Quinn, my Aussie Shepherd girl is approaching 9 months old, her training and bond with me is going pretty well and she will come to me, sit and pay attention against most distractions now (other dogs, other adults) BUT kids, the younger the better, are still her highest value thing! I leash her at the dog park when anyone under about 14 comes in otherwise she'll run and jump on them no matter what I do. If I'm not quick enough she's across the park and knocking toddlers over before I even get close :( I understand that she does it because kids are the ultimate reward for a people-loving puppy, she can reach their faces, they run and scream and wrestle with her, in her head it's super fun! But actually they're scared and possibly getting hurt.

So I've been trying to desensitize her by walking her on leash near kids, telling her firmly to stay "Down" (she knows the command), physically restraining her from

reaching the kids if she jumps, and giving praise and pats when she stays down.

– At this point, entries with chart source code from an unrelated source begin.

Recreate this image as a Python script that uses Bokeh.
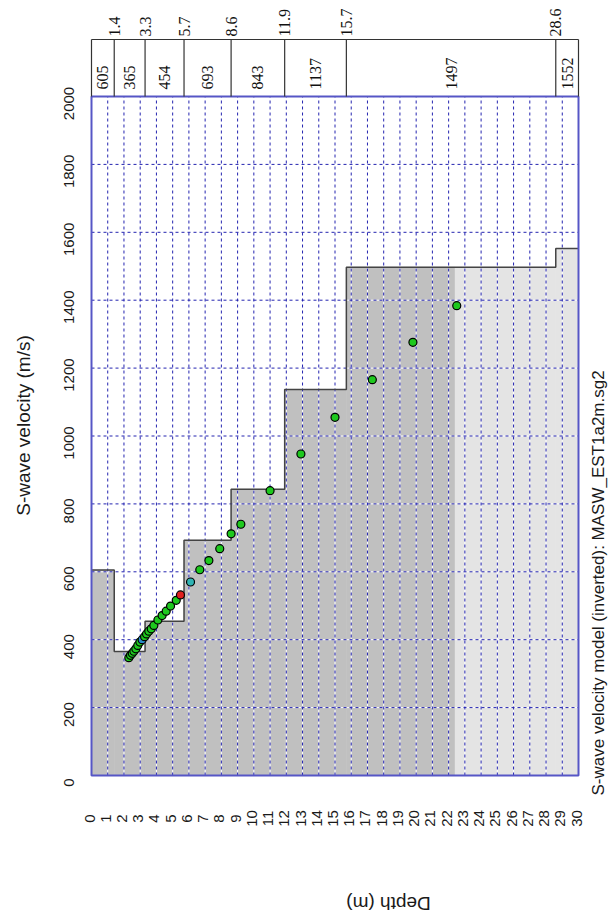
import math
from bokeh.plotting import figure
from bokeh.models import Range1d
from bokeh.embed import file_html
from bokeh.resources import INLINE
from bokeh.core.properties import value

# ---------------- data ----------------
layer_top = [0, 1.4, 3.3, 5.7, 8.6, 11.9, 15.7, 28.6]
layer_vs = [605, 365, 454, 693, 843, 1137, 1497, 1552]
max_depth = 30
shade_depth = 22.4

pt_depth = [2.30, 2.40, 2.51, 2.61, 2.73, 2.85, 2.98, 3.12, 3.27, 3.39, 3.53,
            3.68, 3.84, 4.09, 4.35, 4.60, 4.87, 5.22, 5.48, 6.10, 6.67, 7.23,
            7.9, 8.6, 9.2, 11.0, 12.9, 15.0, 17.3, 19.8, 22.5]
pt_vel = [347, 354, 360, 366, 373, 383, 393, 400, 409, 417, 425,
          432, 442, 458, 471, 484, 499, 516, 532, 570, 606, 633,
          668, 712, 740, 839, 947, 1055, 1166, 1276, 1384]
pt_kind = ["g"] * 7 + ["b"] + ["g"] * 10 + ["r", "c"] + ["g"] * 11

depth_ticks = list(range(0, 31))
vel_ticks = list(range(0, 2001, 200))
vel_max = 2000

title_v = "S-wave velocity (m/s)"
title_d = "Depth (m)"
footer = "S-wave velocity model (inverted): MASW_EST1a2m.sg2"

# ---------------- geometry ----------------
W, H = 608, 922
left_px, right_px, top_px, bottom_px = 91, 578, 96, 775
ppm = (right_px - left_px) / max_depth          # px per metre
ppv = (bottom_px - top_px) / vel_max            # px per m/s


def v_at_px(py):
    return (bottom_px - py) / ppv


def d_at_px(px):
    return (px - left_px) / ppm


p = figure(width=W, height=H,
           x_range=Range1d(d_at_px(0), d_at_px(W)),
           y_range=Range1d(v_at_px(H), v_at_px(0)),
           x_axis_location=None, y_axis_location=None,
           min_border=0, output_backend="svg",
           toolbar_location=None, outline_line_color=None,
           background_fill_color="white", border_fill_color="white")
p.xgrid.grid_line_color = None
p.ygrid.grid_line_color = None

# ---------------- shading ----------------
bounds = layer_top + [max_depth]
dl, dr, dt, ll, lr, lt = [], [], [], [], [], []
for i, v in enumerate(layer_vs):
    a, b = bounds[i], bounds[i + 1]
    if a < shade_depth:
        dl.append(a); dr.append(min(b, shade_depth)); dt.append(v)
    if b > shade_depth:
        ll.append(max(a, shade_depth)); lr.append(b); lt.append(v)
p.quad(left=dl, right=dr, bottom=0, top=dt, fill_color="#c0c0c0",
       line_color="#c0c0c0", line_width=0.6)
p.quad(left=ll, right=lr, bottom=0, top=lt, fill_color="#e4e4e4",
       line_color="#e4e4e4", line_width=0.6)

# ---------------- grid ----------------
gx = depth_ticks[1:-1]
gy = vel_ticks[1:-1]
for col, dash in (("white", "solid"), ("#2424b0", "3 3")):
    p.segment(x0=gx, y0=[0] * len(gx), x1=gx, y1=[vel_max] * len(gx),
              line_color=col, line_width=1, line_dash=dash)
    p.segment(x0=[0] * len(gy), y0=gy, x1=[max_depth] * len(gy), y1=gy,
              line_color=col, line_width=1, line_dash=dash)

# ---------------- step profile ----------------
p.step(x=bounds, y=layer_vs + [layer_vs[-1]], mode="after",
       line_color="#444444", line_width=1.5)

# ---------------- border ----------------
p.quad(left=0, right=max_depth, bottom=0, top=vel_max, fill_color=None,
       line_color="#5656c6", line_width=2)

# ---------------- top box ----------------
box_top = v_at_px(39)
p.segment(x0=bounds, y0=[vel_max] * len(bounds), x1=bounds,
          y1=[box_top] * len(bounds), line_color="#333333", line_width=1.2)
p.segment(x0=[0], y0=[box_top], x1=[max_depth], y1=[box_top],
          line_color="#333333", line_width=1.2)

serif = dict(angle=math.pi / 2, text_align="left", text_baseline="middle",
             text_font=value("Liberation Serif"), text_font_size="16px",
             text_color="#111111")
p.text(x=layer_top[1:], y=[v_at_px(36)] * (len(layer_top) - 1),
       text=[f"{d:g}" for d in layer_top[1:]], **serif)
mids = [(bounds[i] + bounds[i + 1]) / 2 for i in range(len(layer_vs))]
p.text(x=mids, y=[v_at_px(89)] * len(mids), text=[str(v) for v in layer_vs],
       **serif)

# ---------------- points ----------------
cmap = {"g": "#1ec81e", "b": "#2a8cc8", "r": "#e02020", "c": "#30b4b4"}
p.scatter(x=pt_depth, y=pt_vel, size=8, fill_color=[cmap[k] for k in pt_kind],
          line_color="black", line_width=1.2)

# ---------------- tick labels ----------------
sans = dict(angle=math.pi / 2, text_align="center", text_baseline="middle",
            text_font=value("Liberation Sans"), text_font_size="15px",
            text_color="#1a1a1a")
p.text(x=depth_ticks, y=[v_at_px(818)] * len(depth_ticks),
       text=[str(d) for d in depth_ticks], x_offset=-2, **sans)
p.text(x=[d_at_px(68)] * len(vel_ticks), y=vel_ticks,
       text=[str(v) for v in vel_ticks], y_offset=7, **sans)

# ---------------- titles ----------------
p.text(x=[d_at_px(23)], y=[v_at_px(425)], text=[title_v], angle=math.pi / 2,
       text_align="center", text_baseline="middle",
       text_font=value("Liberation Sans"), text_font_size="19px",
       text_color="#1a1a1a")
p.text(x=[d_at_px(388)], y=[v_at_px(903)], text=[title_d], angle=math.pi,
       text_align="center", text_baseline="middle",
       text_font=value("Liberation Sans"), text_font_size="19px",
       text_color="#1a1a1a")
p.text(x=[d_at_px(598)], y=[v_at_px(795)], text=[footer], angle=math.pi / 2,
       text_align="left", text_baseline="middle",
       text_font=value("Liberation Sans"), text_font_size="17px",
       text_color="#1a1a1a")

open("out.html", "w").write(file_html(p, INLINE))
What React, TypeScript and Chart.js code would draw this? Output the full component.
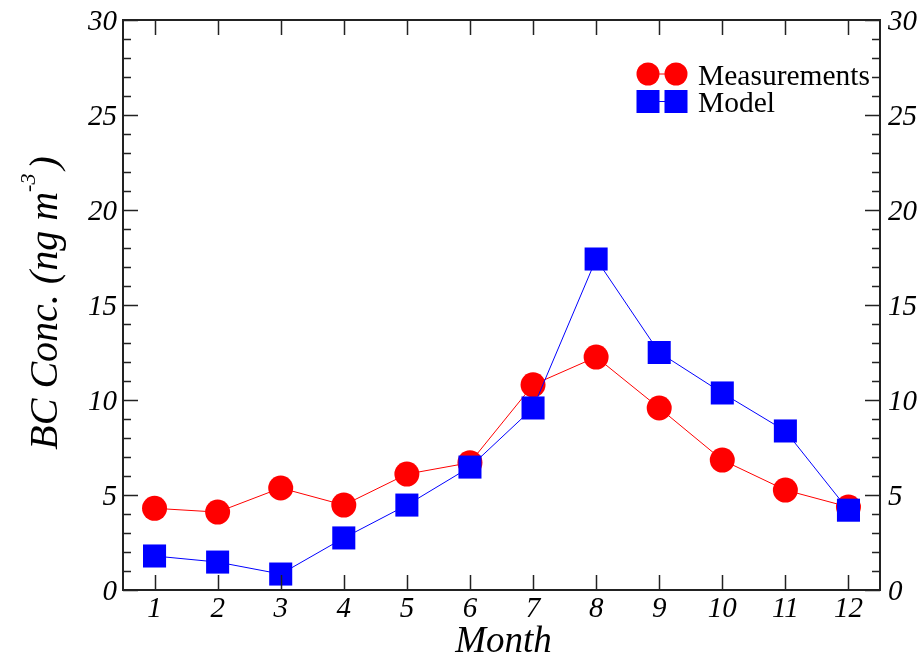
import React, { useEffect, useRef } from "react";
import { Chart, registerables } from "chart.js";

Chart.register(...registerables);

const months = [1, 2, 3, 4, 5, 6, 7, 8, 9, 10, 11, 12];
const measurements = [4.3, 4.1, 5.37, 4.47, 6.1, 6.7, 10.8, 12.26, 9.58, 6.84, 5.26, 4.37];
const model = [1.79, 1.47, 0.84, 2.74, 4.47, 6.47, 9.58, 17.42, 12.5, 10.37, 8.37, 4.2];
const yTickLabels = [0, 5, 10, 15, 20, 25, 30];
const xTickLabels = ["1", "2", "3", "4", "5", "6", "7", "8", "9", "10", "11", "12"];
const legendLabels = ["Measurements", "Model"];
const xTitle = "Month";
const yTitleMain = "BC Conc. (ng m";
const yTitleSup = "-3";
const yTitleClose = ")";

const SERIF = "'Liberation Serif', 'Times New Roman', serif";

const framePlugin = {
  id: "framePlugin",
  afterDatasetsDraw(chart: any) {
    const ctx: CanvasRenderingContext2D = chart.ctx;
    const { left, right, top, bottom } = chart.chartArea;
    const xs = chart.scales.x;
    const ys = chart.scales.y;
    ctx.save();
    ctx.strokeStyle = "#222222";
    ctx.lineWidth = 2;
    ctx.strokeRect(left, top, right - left, bottom - top);
    ctx.lineWidth = 1.5;
    ctx.beginPath();
    for (let v = 0; v <= 30; v++) {
      const y = Math.round(ys.getPixelForValue(v)) + 0.5;
      const len = v % 5 === 0 ? 15 : 8;
      ctx.moveTo(left, y);
      ctx.lineTo(left + len, y);
      ctx.moveTo(right, y);
      ctx.lineTo(right - len, y);
    }
    months.forEach((m) => {
      const x = Math.round(xs.getPixelForValue(m)) + 0.5;
      ctx.moveTo(x, bottom);
      ctx.lineTo(x, bottom - 15);
      ctx.moveTo(x, top);
      ctx.lineTo(x, top + 15);
    });
    ctx.stroke();

    ctx.fillStyle = "#000";
    ctx.textBaseline = "alphabetic";
    ctx.font = `italic 29px ${SERIF}`;
    yTickLabels.forEach((v) => {
      const y = ys.getPixelForValue(v) + 10;
      ctx.textAlign = "right";
      ctx.fillText(String(v), left - 6, y);
      ctx.textAlign = "left";
      ctx.fillText(String(v), right + 8, y);
    });
    ctx.textAlign = "center";
    months.forEach((m, i) => {
      const x = xs.getPixelForValue(m);
      ctx.fillText(xTickLabels[i], x, bottom + 27);
    });

    ctx.font = `italic 37px ${SERIF}`;
    ctx.fillText(xTitle, (left + right) / 2 + 2, bottom + 62);

    // y title rotated with superscript
    ctx.save();
    ctx.translate(57, 303);
    ctx.rotate(-Math.PI / 2);
    const bigFont = `italic 40px ${SERIF}`;
    const supFont = `italic 22px ${SERIF}`;
    ctx.font = bigFont;
    const wMain = ctx.measureText(yTitleMain).width;
    const wClose = ctx.measureText(yTitleClose).width;
    ctx.font = supFont;
    const wSup = ctx.measureText(yTitleSup).width;
    const total = wMain + wSup + 4 + wClose;
    let cx = -total / 2;
    ctx.textAlign = "left";
    ctx.font = bigFont;
    ctx.fillText(yTitleMain, cx, 0);
    cx += wMain;
    ctx.font = supFont;
    ctx.fillText(yTitleSup, cx, -22);
    cx += wSup + 4;
    ctx.font = bigFont;
    ctx.fillText(yTitleClose, cx, 0);
    ctx.restore();

    // legend
    const lx1 = 648, lx2 = 676;
    const ly1 = 74, ly2 = 101.5;
    ctx.strokeStyle = "#ff0000";
    ctx.lineWidth = 1;
    ctx.beginPath();
    ctx.moveTo(lx1, ly1);
    ctx.lineTo(lx2, ly1);
    ctx.stroke();
    ctx.fillStyle = "#ff0000";
    [lx1, lx2].forEach((x) => {
      ctx.beginPath();
      ctx.arc(x, ly1, 11.5, 0, Math.PI * 2);
      ctx.fill();
    });
    ctx.strokeStyle = "#0000ff";
    ctx.beginPath();
    ctx.moveTo(lx1, ly2);
    ctx.lineTo(lx2, ly2);
    ctx.stroke();
    ctx.fillStyle = "#0000ff";
    [lx1, lx2].forEach((x) => {
      ctx.fillRect(x - 11.5, ly2 - 11.5, 23, 23);
    });
    ctx.fillStyle = "#000";
    ctx.font = `29.5px ${SERIF}`;
    ctx.textAlign = "left";
    ctx.fillText(legendLabels[0], 698, 85);
    ctx.fillText(legendLabels[1], 698, 112);
    ctx.restore();
  },
};

export default function App() {
  const ref = useRef<HTMLCanvasElement | null>(null);
  useEffect(() => {
    if (!ref.current) return;
    const chart = new Chart(ref.current, {
      type: "line",
      data: {
        datasets: [
          {
            label: legendLabels[0],
            data: months.map((m, i) => ({ x: m, y: measurements[i] })),
            borderColor: "#ff0000",
            backgroundColor: "#ff0000",
            borderWidth: 1,
            pointStyle: "circle",
            pointRadius: 12.5,
            pointBorderWidth: 0,
            order: 2,
          },
          {
            label: legendLabels[1],
            data: months.map((m, i) => ({ x: m, y: model[i] })),
            borderColor: "#0000ff",
            backgroundColor: "#0000ff",
            borderWidth: 1,
            pointStyle: "rect",
            pointRadius: 16.3,
            pointBorderWidth: 0,
            order: 1,
          },
        ],
      },
      options: {
        responsive: false,
        animation: false,
        layout: { padding: { left: 123, right: 44, top: 20, bottom: 68 } },
        plugins: { legend: { display: false }, tooltip: { enabled: false } },
        scales: {
          x: { type: "linear", min: 0.5, max: 12.5, display: false },
          y: { type: "linear", min: 0, max: 30, display: false },
        },
      },
      plugins: [framePlugin],
    });
    return () => chart.destroy();
  }, []);
  return (
    <div style={{ position: "fixed", left: 0, top: 0, width: 924, height: 658, background: "#fff" }}>
      <canvas ref={ref} width={924} height={658} />
    </div>
  );
}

After reading this thread I'm thinking maybe every time there's a kid nearby I should have some super high value rewards (she's very food motivated), get her focussed on me (on leash) then take her over to the kids and reward reward reward while she ignores the kids, then take her away again before she has any interaction with the kid...

huski and others what do you think, if you don't mind advising?

SP that is where I would start. Work on teaching her you are more fun and valuable and then once she's no longer seeking out kids to run over and play with them you could work on how she actually interacts with them (if that's what you wanted to do).